→ **EXERCISE**
Give again the entries below exactly, beginning at the first line and ending at the line with "plt.rcParams['font.family'] = ['Liberation".

→ **RECORDS**
[start]
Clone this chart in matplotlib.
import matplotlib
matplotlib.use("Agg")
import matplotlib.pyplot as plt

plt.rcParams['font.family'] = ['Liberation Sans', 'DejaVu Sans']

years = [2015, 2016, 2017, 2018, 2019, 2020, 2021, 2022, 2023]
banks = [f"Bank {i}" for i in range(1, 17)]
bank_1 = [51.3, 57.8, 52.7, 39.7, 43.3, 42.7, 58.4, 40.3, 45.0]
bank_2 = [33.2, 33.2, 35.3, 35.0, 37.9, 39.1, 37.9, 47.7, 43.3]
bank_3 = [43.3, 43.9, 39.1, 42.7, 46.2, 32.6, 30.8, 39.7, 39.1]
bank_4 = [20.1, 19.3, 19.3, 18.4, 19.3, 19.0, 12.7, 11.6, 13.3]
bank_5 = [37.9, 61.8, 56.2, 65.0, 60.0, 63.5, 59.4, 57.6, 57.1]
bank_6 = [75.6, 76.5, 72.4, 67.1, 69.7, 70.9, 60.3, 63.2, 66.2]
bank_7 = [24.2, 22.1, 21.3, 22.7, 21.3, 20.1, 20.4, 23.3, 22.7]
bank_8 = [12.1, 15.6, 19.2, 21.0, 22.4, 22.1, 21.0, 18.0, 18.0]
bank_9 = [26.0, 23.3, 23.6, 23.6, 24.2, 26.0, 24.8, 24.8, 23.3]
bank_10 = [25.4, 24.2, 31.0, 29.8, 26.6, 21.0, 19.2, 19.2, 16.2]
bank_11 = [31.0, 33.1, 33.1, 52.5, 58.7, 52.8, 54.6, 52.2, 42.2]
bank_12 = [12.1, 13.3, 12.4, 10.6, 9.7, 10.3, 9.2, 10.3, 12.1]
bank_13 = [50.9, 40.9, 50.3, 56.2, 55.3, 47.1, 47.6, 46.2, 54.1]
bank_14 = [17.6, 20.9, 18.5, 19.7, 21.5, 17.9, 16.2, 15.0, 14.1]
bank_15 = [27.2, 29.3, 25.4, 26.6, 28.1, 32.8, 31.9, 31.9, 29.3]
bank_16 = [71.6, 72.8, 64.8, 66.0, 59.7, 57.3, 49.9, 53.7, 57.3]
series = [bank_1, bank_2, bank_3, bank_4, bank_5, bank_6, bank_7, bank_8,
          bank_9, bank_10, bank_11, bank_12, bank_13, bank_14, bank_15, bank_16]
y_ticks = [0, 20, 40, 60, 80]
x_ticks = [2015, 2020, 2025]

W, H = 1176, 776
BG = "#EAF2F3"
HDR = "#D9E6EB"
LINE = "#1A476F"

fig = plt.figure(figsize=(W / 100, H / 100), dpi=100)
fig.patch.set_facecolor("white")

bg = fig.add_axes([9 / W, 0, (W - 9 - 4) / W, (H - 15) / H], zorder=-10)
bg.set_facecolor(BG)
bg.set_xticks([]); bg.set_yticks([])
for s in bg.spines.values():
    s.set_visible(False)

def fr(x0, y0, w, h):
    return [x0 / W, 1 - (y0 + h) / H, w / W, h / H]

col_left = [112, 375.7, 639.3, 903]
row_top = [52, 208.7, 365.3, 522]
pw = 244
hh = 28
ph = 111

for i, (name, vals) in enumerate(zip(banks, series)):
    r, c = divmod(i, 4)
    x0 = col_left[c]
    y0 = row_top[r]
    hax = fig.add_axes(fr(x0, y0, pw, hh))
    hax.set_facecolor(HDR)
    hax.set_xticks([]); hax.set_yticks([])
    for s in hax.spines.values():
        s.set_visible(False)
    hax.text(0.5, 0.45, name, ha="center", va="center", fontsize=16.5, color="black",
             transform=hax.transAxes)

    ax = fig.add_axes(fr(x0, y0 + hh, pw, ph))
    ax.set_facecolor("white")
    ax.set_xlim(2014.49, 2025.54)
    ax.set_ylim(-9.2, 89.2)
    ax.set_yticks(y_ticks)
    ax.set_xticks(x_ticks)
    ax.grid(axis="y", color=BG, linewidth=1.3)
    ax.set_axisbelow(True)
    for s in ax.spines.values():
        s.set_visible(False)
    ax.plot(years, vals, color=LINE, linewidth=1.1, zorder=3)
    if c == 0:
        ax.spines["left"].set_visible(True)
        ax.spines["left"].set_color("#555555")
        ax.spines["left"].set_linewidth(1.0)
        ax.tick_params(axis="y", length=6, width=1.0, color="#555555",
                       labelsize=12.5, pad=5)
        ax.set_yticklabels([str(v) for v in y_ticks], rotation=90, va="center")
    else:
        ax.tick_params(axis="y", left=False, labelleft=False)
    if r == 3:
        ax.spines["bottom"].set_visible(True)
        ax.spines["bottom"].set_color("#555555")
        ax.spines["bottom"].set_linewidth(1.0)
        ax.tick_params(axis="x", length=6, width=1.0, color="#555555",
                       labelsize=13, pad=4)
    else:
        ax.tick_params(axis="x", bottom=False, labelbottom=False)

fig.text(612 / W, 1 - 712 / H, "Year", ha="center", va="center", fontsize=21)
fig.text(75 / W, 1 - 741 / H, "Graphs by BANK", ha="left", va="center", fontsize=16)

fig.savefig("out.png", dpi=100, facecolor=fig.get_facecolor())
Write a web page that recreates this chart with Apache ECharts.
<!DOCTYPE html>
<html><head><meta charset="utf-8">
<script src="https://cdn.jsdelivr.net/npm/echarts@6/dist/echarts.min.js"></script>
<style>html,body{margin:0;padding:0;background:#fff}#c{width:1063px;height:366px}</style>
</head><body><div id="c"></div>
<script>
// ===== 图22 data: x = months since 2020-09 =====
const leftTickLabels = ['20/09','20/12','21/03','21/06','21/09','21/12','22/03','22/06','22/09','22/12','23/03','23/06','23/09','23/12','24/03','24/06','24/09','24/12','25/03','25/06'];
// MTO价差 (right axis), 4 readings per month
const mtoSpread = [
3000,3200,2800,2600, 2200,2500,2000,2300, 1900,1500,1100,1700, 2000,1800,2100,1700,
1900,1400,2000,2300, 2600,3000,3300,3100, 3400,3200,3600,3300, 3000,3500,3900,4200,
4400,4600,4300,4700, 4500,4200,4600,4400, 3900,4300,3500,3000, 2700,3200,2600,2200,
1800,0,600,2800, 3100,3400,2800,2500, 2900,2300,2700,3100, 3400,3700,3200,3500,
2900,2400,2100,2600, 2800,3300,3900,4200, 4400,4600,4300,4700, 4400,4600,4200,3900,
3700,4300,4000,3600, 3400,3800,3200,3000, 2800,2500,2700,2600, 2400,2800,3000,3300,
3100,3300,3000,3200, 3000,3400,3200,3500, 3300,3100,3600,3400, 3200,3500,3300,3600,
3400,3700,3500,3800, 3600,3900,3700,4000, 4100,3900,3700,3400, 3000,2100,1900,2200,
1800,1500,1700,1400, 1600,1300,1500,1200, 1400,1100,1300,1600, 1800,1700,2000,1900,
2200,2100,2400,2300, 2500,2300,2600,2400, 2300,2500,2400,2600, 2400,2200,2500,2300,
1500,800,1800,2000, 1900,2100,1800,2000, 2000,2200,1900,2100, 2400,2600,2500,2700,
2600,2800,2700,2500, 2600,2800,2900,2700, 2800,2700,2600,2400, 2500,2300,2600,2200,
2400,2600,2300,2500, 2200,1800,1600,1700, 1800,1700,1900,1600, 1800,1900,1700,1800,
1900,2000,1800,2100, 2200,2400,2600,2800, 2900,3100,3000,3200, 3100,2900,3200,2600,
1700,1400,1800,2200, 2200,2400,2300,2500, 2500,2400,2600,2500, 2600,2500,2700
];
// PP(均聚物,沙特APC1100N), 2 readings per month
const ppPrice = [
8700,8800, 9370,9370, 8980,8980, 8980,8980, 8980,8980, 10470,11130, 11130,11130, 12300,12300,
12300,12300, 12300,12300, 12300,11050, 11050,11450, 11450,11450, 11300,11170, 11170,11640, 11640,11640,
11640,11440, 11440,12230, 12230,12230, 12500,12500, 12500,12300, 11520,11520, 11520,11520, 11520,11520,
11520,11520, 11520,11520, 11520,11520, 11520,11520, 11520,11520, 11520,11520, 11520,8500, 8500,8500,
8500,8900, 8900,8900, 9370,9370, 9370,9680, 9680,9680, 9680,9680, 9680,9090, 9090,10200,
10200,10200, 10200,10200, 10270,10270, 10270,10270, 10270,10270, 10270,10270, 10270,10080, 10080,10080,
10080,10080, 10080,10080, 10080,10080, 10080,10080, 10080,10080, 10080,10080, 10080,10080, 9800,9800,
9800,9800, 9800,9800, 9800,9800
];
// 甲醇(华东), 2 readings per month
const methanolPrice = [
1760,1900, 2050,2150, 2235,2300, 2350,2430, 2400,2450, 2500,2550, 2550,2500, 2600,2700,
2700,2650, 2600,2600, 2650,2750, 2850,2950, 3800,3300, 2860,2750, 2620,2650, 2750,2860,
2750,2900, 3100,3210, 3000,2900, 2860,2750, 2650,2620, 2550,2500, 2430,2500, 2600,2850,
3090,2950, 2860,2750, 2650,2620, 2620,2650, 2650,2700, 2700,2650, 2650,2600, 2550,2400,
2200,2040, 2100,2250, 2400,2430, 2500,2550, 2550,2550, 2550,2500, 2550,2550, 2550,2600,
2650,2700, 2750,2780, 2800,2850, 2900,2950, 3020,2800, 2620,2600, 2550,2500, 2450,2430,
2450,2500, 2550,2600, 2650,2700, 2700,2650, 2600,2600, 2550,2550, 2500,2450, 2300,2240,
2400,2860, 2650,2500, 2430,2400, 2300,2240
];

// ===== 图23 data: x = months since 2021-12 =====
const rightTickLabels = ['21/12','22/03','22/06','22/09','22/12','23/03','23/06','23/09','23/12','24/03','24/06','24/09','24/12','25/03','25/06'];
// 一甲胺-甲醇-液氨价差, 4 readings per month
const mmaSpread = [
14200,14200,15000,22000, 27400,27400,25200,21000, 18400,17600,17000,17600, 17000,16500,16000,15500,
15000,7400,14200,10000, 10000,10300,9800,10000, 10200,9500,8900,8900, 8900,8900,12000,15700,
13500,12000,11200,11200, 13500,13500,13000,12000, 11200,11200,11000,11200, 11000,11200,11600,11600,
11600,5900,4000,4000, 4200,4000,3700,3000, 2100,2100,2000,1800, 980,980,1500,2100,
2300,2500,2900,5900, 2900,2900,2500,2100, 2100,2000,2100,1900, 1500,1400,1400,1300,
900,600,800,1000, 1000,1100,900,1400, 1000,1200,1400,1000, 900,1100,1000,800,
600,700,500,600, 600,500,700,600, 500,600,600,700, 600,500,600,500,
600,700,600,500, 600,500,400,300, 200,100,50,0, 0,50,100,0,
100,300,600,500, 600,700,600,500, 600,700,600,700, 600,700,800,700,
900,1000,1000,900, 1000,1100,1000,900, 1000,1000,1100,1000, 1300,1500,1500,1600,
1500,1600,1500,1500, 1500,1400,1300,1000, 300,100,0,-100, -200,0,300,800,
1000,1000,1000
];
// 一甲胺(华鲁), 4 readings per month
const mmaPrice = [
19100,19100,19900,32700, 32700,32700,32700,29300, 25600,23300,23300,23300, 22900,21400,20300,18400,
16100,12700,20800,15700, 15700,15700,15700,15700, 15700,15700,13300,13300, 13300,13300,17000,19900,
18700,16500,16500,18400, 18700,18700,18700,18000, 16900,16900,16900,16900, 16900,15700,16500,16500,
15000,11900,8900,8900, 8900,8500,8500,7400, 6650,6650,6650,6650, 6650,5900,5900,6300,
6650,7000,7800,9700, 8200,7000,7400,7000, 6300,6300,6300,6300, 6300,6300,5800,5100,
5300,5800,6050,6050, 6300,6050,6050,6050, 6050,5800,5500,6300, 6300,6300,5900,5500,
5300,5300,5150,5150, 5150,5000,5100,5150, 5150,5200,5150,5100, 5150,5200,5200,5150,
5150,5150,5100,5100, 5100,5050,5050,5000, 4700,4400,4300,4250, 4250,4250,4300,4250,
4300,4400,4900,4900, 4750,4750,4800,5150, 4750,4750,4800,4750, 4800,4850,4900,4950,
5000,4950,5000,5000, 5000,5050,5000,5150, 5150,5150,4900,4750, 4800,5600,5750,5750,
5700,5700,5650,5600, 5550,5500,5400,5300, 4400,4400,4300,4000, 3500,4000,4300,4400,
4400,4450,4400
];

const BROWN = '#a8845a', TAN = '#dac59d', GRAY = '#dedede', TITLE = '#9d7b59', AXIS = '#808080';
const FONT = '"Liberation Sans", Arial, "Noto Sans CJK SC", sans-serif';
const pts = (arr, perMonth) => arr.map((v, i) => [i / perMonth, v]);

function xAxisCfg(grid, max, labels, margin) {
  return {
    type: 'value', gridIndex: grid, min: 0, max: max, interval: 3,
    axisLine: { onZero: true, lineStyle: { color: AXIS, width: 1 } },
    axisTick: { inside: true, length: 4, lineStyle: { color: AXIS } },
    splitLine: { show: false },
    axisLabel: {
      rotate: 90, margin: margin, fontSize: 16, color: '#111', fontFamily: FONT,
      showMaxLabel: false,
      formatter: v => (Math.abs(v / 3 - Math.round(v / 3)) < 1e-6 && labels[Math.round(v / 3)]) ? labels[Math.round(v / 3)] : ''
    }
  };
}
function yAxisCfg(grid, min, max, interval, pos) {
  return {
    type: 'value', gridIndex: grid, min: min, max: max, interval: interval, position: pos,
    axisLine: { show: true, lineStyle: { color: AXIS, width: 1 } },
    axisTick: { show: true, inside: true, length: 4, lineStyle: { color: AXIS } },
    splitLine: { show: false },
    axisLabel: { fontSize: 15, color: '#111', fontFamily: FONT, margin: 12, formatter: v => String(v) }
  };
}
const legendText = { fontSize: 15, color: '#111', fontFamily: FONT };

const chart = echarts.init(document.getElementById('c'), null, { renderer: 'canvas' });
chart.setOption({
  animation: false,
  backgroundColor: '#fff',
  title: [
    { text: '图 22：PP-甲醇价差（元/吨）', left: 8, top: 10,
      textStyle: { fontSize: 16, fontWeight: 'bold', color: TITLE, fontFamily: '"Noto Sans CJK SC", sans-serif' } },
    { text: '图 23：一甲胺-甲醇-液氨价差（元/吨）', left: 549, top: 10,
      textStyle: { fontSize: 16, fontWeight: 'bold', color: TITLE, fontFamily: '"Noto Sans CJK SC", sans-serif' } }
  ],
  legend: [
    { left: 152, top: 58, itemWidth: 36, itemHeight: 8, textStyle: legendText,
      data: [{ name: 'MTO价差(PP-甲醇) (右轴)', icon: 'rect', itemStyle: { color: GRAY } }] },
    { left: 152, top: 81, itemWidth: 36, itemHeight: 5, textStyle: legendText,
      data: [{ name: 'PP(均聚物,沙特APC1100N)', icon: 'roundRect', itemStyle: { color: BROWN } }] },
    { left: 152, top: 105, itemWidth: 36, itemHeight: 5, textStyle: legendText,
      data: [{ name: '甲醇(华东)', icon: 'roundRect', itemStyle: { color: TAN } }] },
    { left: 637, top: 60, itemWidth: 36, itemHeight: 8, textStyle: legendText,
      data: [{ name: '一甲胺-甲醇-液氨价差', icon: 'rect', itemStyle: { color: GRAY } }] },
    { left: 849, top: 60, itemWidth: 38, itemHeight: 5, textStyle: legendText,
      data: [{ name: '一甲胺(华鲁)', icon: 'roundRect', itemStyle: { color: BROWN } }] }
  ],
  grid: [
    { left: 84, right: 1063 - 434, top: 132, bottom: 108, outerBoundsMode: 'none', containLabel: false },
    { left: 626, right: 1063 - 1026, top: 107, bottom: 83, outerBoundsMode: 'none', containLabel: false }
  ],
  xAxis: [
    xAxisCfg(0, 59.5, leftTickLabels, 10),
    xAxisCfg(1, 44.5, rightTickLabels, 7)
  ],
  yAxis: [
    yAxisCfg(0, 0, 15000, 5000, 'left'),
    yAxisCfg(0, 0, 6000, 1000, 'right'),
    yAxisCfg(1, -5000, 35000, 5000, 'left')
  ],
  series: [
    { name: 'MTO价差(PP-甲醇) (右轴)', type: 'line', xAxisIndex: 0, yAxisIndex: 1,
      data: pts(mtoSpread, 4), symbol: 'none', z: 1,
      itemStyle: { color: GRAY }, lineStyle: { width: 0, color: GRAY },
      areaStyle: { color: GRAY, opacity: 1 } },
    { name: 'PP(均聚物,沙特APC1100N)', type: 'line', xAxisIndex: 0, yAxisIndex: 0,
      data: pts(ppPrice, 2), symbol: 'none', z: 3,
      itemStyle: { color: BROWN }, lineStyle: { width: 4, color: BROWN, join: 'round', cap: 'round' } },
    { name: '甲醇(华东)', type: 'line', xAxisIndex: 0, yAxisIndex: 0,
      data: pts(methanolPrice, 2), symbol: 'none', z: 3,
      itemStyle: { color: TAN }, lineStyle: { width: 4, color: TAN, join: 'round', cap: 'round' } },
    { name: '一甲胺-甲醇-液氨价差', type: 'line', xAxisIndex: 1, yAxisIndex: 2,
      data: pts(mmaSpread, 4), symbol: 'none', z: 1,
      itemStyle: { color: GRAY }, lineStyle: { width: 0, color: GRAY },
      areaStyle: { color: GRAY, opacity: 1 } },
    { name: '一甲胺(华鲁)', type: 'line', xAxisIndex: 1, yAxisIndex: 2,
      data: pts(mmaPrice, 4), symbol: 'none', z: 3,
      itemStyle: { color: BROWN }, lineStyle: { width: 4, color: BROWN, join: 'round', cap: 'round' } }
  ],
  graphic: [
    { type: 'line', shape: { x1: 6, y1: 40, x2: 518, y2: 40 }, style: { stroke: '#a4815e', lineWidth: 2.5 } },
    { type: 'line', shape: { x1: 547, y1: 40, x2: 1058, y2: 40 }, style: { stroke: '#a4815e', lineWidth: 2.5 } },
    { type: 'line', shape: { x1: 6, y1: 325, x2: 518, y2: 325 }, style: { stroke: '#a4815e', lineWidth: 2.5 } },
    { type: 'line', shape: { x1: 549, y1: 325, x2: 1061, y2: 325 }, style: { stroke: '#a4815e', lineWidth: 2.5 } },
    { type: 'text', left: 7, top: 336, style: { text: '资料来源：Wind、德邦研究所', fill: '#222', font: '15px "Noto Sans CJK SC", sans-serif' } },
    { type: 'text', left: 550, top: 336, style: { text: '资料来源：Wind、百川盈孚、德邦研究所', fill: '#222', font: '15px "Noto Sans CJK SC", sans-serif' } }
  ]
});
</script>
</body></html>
[end]
→ **RESULT**
Clone this chart in matplotlib.
import matplotlib
matplotlib.use("Agg")
import matplotlib.pyplot as plt

plt.rcParams['font.family'] = ['Liberation Sans', 'DejaVu Sans']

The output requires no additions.